Phrasal Verb: lose track of

American English has quite a few phrasal verbs that are derived from the railroad industry. Railroad tracks lead the way wherever they are laid.  Therefore, if you “lose track” of someone you have lost your way and have broken contacts with that person.

When you are “on track”, you are following the correct path. Going off track separates you with the right way.

lose track of ขาดการติดต่อ = to lose all contact with, fail to maintain current information about.

Example: We lost track of him after he moved to Chiangmai. เรา ขาดการติดต่อกับ เขา หลังจากที่เขาย้ายไปอยู่เชียงใหม่

I had completely lost track of what day it was since I have stopped going to work.

Oh, you’re home early, ” you’d say, though I was never home early, if anything I was late- you’d just lost track of  time.

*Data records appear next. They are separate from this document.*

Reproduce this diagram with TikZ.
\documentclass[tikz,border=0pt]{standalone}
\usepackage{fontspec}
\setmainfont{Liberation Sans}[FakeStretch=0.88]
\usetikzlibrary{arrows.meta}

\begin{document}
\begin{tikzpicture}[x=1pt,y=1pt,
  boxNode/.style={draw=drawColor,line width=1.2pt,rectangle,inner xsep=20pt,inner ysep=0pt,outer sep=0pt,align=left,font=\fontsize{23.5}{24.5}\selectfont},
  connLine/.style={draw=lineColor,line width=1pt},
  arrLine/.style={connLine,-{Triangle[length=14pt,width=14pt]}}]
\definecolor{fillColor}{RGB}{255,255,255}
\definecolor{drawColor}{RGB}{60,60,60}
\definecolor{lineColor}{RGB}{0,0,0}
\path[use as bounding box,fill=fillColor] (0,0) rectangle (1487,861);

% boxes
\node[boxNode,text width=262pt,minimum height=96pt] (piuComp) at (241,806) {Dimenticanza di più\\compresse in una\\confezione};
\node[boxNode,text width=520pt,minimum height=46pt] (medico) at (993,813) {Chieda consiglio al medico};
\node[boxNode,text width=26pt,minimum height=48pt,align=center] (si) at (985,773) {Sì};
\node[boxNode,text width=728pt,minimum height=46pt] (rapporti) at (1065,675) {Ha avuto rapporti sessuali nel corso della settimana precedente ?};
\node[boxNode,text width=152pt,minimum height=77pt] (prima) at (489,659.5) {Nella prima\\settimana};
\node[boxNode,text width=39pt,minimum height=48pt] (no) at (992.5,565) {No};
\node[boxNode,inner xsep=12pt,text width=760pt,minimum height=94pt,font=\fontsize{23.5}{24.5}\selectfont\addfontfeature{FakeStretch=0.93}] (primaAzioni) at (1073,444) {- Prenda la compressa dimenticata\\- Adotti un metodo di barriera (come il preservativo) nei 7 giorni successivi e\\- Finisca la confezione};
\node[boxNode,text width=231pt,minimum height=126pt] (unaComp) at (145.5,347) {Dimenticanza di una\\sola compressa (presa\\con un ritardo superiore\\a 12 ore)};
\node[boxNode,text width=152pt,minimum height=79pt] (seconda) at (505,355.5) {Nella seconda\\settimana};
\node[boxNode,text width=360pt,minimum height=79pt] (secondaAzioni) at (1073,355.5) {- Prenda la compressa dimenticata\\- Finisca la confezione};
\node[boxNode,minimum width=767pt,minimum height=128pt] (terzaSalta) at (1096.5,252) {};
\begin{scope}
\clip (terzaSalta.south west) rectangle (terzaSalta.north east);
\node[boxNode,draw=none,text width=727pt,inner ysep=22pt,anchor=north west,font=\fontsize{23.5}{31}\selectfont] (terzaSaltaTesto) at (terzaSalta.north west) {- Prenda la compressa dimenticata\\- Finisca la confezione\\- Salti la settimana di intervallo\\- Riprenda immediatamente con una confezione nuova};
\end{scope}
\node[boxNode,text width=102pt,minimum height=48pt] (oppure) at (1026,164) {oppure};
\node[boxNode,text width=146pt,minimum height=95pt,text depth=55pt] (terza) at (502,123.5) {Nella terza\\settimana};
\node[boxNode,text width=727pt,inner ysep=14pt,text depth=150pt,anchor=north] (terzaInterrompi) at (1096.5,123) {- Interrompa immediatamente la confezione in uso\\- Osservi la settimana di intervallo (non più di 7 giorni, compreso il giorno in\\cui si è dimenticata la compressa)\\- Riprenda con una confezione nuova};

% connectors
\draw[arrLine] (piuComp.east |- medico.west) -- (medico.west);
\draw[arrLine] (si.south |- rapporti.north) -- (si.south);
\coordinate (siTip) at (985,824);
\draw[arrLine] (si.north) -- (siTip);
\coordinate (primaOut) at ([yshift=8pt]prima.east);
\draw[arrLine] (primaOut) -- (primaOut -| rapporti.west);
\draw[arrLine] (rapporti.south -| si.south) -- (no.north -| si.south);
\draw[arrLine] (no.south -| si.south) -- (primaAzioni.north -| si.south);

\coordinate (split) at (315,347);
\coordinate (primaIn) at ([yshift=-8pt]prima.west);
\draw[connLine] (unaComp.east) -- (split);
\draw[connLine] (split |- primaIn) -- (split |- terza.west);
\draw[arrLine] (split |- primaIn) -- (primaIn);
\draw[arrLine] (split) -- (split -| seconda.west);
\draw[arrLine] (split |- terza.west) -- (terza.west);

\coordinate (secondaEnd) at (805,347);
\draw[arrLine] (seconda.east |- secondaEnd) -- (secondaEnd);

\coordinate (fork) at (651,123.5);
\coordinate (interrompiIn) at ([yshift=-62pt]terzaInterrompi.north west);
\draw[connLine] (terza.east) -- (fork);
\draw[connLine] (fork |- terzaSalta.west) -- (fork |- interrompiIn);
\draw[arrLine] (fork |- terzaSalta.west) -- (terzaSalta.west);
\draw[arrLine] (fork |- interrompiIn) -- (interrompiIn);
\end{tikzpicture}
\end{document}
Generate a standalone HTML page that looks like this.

The DeKalb County Recorders Court — one of the busiest traffic courts in the state — has lost track of hundreds of thousands of citations, costing the county and the state possibly tens of millions of dollars in uncollected fines, according to internal court e-mails.

How long now? How long had he been gone? She had no idea. She had always had a fairly accurate clock in her head, but now it was as useless as the one on the wall. It was uniquely horrible to have lost track of time so completely. She remembered her big clunky watch and looked down, but the watch was gone. There was just a pale patch where it had been. He must have taken it.

Though Defense has long been notorious for waste, recent government reports suggest the Pentagon’s money management woes have reached astronomical proportions. A study by the Defense Department’s inspector general found that the Pentagon couldn’t properly account for more than a trillion dollars in monies spent. A GAO report found Defense inventory systems so lax that the U.S. Army lost track of 56 airplanes, 32 tanks, and 36 Javelin missile command launch-units.